── Data entries
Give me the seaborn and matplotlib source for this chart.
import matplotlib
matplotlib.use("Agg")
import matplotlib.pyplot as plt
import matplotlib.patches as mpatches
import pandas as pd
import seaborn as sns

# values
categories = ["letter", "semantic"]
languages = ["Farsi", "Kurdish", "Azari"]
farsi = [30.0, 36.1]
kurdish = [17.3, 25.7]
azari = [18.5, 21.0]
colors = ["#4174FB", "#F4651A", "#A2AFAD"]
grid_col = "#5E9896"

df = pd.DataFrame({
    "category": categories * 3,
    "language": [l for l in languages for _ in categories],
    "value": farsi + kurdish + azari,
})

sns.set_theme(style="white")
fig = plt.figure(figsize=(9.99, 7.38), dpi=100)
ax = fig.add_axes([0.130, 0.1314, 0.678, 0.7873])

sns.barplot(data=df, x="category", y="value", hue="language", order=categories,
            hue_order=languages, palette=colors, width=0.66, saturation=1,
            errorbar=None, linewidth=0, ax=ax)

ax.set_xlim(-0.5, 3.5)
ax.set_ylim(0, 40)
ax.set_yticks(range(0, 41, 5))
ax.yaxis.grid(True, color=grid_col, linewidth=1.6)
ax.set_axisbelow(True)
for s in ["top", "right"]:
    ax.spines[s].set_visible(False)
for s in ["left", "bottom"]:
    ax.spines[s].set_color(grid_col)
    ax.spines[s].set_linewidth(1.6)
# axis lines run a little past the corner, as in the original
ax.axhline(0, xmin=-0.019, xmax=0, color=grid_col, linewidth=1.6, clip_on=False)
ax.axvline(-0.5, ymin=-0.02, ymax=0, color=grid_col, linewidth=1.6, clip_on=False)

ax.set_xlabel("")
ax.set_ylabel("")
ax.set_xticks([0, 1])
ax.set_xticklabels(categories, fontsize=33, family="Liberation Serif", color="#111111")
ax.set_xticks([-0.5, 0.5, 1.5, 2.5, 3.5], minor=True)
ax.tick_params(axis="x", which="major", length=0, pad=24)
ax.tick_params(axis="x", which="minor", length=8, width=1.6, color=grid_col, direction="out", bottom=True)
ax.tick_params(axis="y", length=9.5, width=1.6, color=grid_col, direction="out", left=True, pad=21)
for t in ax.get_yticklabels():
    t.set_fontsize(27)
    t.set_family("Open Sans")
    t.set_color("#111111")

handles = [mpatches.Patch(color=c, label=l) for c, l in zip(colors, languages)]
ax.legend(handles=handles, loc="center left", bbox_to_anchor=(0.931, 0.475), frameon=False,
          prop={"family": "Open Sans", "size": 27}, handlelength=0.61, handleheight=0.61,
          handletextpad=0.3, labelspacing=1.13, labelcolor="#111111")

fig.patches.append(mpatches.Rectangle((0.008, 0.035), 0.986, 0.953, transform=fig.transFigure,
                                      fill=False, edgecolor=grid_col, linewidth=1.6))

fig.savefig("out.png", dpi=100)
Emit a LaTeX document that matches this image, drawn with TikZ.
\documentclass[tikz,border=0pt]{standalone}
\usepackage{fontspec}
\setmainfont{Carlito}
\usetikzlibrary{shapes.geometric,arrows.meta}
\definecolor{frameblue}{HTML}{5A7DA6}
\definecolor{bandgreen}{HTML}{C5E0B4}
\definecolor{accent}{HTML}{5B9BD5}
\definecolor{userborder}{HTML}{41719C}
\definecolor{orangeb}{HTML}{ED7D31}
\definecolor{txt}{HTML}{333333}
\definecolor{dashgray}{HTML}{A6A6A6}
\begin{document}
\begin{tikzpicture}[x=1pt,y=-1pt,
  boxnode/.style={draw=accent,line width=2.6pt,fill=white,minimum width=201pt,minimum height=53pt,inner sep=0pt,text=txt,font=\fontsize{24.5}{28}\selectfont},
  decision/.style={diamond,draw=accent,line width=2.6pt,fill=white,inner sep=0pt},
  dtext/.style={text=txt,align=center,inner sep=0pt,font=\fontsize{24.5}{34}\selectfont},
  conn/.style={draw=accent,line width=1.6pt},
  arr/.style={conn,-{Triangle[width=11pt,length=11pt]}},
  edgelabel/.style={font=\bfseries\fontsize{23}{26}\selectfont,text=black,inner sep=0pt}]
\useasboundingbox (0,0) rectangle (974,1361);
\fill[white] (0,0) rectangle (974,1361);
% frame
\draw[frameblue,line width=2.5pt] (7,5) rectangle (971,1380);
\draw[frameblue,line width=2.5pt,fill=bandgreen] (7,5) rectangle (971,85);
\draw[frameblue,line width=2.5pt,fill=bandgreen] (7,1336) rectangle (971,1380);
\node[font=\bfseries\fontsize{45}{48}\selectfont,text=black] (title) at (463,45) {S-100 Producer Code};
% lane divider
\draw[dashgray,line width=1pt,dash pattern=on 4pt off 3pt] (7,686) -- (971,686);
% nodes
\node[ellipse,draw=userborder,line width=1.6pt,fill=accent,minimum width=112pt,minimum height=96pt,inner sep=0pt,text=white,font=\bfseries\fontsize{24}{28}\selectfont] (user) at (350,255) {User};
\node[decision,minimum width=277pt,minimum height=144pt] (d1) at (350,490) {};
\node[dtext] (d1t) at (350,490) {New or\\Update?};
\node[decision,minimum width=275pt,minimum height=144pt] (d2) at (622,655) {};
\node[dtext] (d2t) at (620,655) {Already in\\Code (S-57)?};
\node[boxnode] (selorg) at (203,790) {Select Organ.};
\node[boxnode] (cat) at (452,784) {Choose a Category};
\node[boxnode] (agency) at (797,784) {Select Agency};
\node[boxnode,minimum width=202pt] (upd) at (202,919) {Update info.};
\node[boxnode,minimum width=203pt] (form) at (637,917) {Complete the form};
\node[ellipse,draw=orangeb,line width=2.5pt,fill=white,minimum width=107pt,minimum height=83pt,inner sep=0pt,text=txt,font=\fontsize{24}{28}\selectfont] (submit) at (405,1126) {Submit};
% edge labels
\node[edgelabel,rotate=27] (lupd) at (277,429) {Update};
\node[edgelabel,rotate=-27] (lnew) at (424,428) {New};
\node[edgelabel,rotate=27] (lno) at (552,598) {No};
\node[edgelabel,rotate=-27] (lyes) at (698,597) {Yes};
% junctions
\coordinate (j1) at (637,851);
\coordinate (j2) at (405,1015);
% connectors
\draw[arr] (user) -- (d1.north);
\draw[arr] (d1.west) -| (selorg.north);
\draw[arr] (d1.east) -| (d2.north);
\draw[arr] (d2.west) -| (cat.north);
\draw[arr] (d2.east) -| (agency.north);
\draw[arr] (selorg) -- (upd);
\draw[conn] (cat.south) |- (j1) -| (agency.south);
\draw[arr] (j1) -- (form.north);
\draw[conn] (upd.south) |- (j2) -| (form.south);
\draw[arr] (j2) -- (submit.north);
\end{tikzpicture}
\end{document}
────
Given problem =
Please reproduce exactly the lines from the first one of the records above through the line containing "import seaborn as sns", both included, and nothing else.

Correct result =
Give me the seaborn and matplotlib source for this chart.
import matplotlib
matplotlib.use("Agg")
import matplotlib.pyplot as plt
import matplotlib.patches as mpatches
import pandas as pd
import seaborn as sns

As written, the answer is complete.